Ini berlaku bagi pembantu juga bagi majikan. Hal ini sebagaimana Allah
berfirman,
يَا
نِسَاء النَّبِيِّ لَسْتُنَّ كَأَحَدٍ مِّنَ النِّسَاء إِنِ اتَّقَيْتُنَّ فَلَا تَخْضَعْنَ
بِالْقَوْلِ فَيَطْمَعَ الَّذِي فِي قَلْبِهِ مَرَضٌ وَقُلْنَ قَوْلاً مَّعْرُوفاً
-٣٢-
“Wahai istri-istri Nabi! Kamu tidak seperti perempuan-perempuan yang
lain, jika kamu bertakwa. Maka janganlah kamu tunduk (melemah lembutkan suara)
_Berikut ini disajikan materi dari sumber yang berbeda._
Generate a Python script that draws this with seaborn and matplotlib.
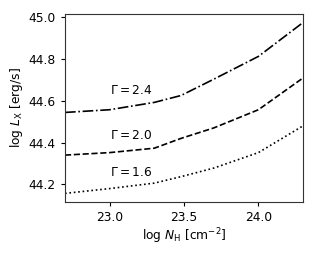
import pandas as pd
import seaborn as sns
from matplotlib import pyplot as plt

# log N_H grid (5e22, 1e23, 2e23, 3e23, 5e23, 1e24, 2e24 cm^-2)
log_nh = [22.70, 23.00, 23.30, 23.48, 23.70, 24.00, 24.30]

lx_g16 = [44.157, 44.180, 44.206, 44.237, 44.278, 44.352, 44.480]
lx_g20 = [44.340, 44.352, 44.373, 44.420, 44.470, 44.557, 44.709]
lx_g24 = [44.544, 44.557, 44.592, 44.625, 44.703, 44.812, 44.974]

gammas = ["1.6", "2.0", "2.4"]
label_y = [44.255, 44.432, 44.650]

sns.set_style("ticks", rc={"xtick.direction": "out", "ytick.direction": "out",
                           "axes.edgecolor": "#333333", "text.color": "black",
                           "xtick.color": "black", "ytick.color": "black",
                           "axes.labelcolor": "black"})

fs = 8.8
fig = plt.figure(figsize=(3.17, 2.54), dpi=100)
ax = fig.add_axes([0.205, 0.205, 0.751, 0.740])

styles = {"1.6": ":", "2.0": "--", "2.4": "-."}
series = {"1.6": lx_g16, "2.0": lx_g20, "2.4": lx_g24}

for g in gammas:
    df = pd.DataFrame({"nh": log_nh, "lx": series[g]})
    sns.lineplot(data=df, x="nh", y="lx", ax=ax, color="black", lw=1.2,
                 linestyle=styles[g], estimator=None)

for g, yl in zip(gammas, label_y):
    ax.text(23.0, yl, r"$\Gamma = %s$" % g, fontsize=fs, ha="left", va="center")

ax.set_xlim(log_nh[0], log_nh[-1])
ax.set_xticks([23.0, 23.5, 24.0])
ax.set_yticks([44.2, 44.4, 44.6, 44.8, 45.0])
ax.set_xlabel(r"log $N_{\rm H}$ [cm$^{-2}$]", fontsize=fs, labelpad=2)
ax.set_ylabel(r"log $L_{\rm X}$ [erg/s]", fontsize=fs, labelpad=3)
ax.tick_params(labelsize=fs, length=3, width=0.8)
for s in ax.spines.values():
    s.set_linewidth(0.8)

fig.savefig("out.png", dpi=100)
dalam berbicara sehingga bangkit nafsu orang yang ada penyakit dalam hatinya, dan
ucapkanlah perkataan yang baik.” (Qs. al-Ahzab: 32)
Sebenarnya ayat ini turun
untuk Istri-istri Nabi. Namun, dalam penerapannya para ulama bersepakat bahawa
ini juga berlaku untuk kaum muslimin secara umum. Baik laki-laki maupun
perempuan.
Laki-laki maupun
perempuan dilarang untuk berbicara dengan lawan jenis, dengan cara bicara
menggoda, yang bukan mahram (Baca: Mahram: Wanita yang Haram Dinikahai). Adab berbicara dengan lawan jenis adalah berbicara
seperlunya dengan kalimat singkat padat, tidak dengan intonasi genit.
Hal ini sebagaimana yang
dicontohkan oleh seorang sahabat bernama Shafwan bin Mu’atthal. Suatu ketika
Ummul Mukminin A’isyah tertinggal rombongan kaum muslimin pada peristiwa haditsul
ifqi (fitnah orang munafiq terhadap ibunda A’isyah). Selama
perjalanan bersama bunda A’isyah, shafwan tidak pernah sedikitpun berbicara
kecuali hal-hal yang penting saja. (Hr. Bukhari 4141 dan Muslim 2779)
Peristiwa ini menunjukkan
bahwa adab yang paling baik bagi laki-laki maupun perempuana ketika ia berduaan
–karena terpaksa- adalah dengan mengurangi pembicaraan. Bahkan jika memang
tidak penting, lebih baik tidak perlu berbicara sama sekali.
Syari’at ini turun di
zaman Rasulullah, yang mana ketika zaman itu adalah zaman di mana sebaik-baik
wanita dan pria sedang hidup pada masa itu. Artinya kita sebagai umat setelah
mereka, yang iman tidaklah seberapa, lebih pantas untuk mengerjakan syari’at
ini jika memang kita menginginkan hidup yang nyaman.
2.
Tidak Boleh Berkhalwat Dengan
Pembantu
Berkhalwat artinya berdua-duaan. Meski pembantu adalah orang yang sering keluar masuk rumah, bahkan tinggal di rumah kita, bukan berarti mereka adalah mahram (Baca: Mahram: Wanita yang Haram Dinikahai) dengan kita. Hal ini tentu saja berlaku untuk pembantu lawan jenis. Karena kebanyakan, kejadian perselingkuhan yang menimpa rumah tangga dimulai dengan berdua-duaan dengan lawan jenis. Berkhalwat dilarang dalam Islam sebagaimana sabda Rasulullah saw.,
لاَ
يَخْلُوَنَّ رَجُلٌ بِامْرَأَةٍ إِلاَّ مَعَ ذِي مَحْرَمٍ
“Janganlah kalian berduaan dengan wanita yang bukan mahram” (Hr.
Bukhari)
Di antara solusinya
adalah dengan mempekerjakan banyak pembantu, sehingga tidak ada khalwat
di dalam rumah. Atau bisa juga dengan adanya istri dan anak. Atau bagaimanapun
caranya jangan sampai tergerak menuju pintu zina yang merusak rumah tangga.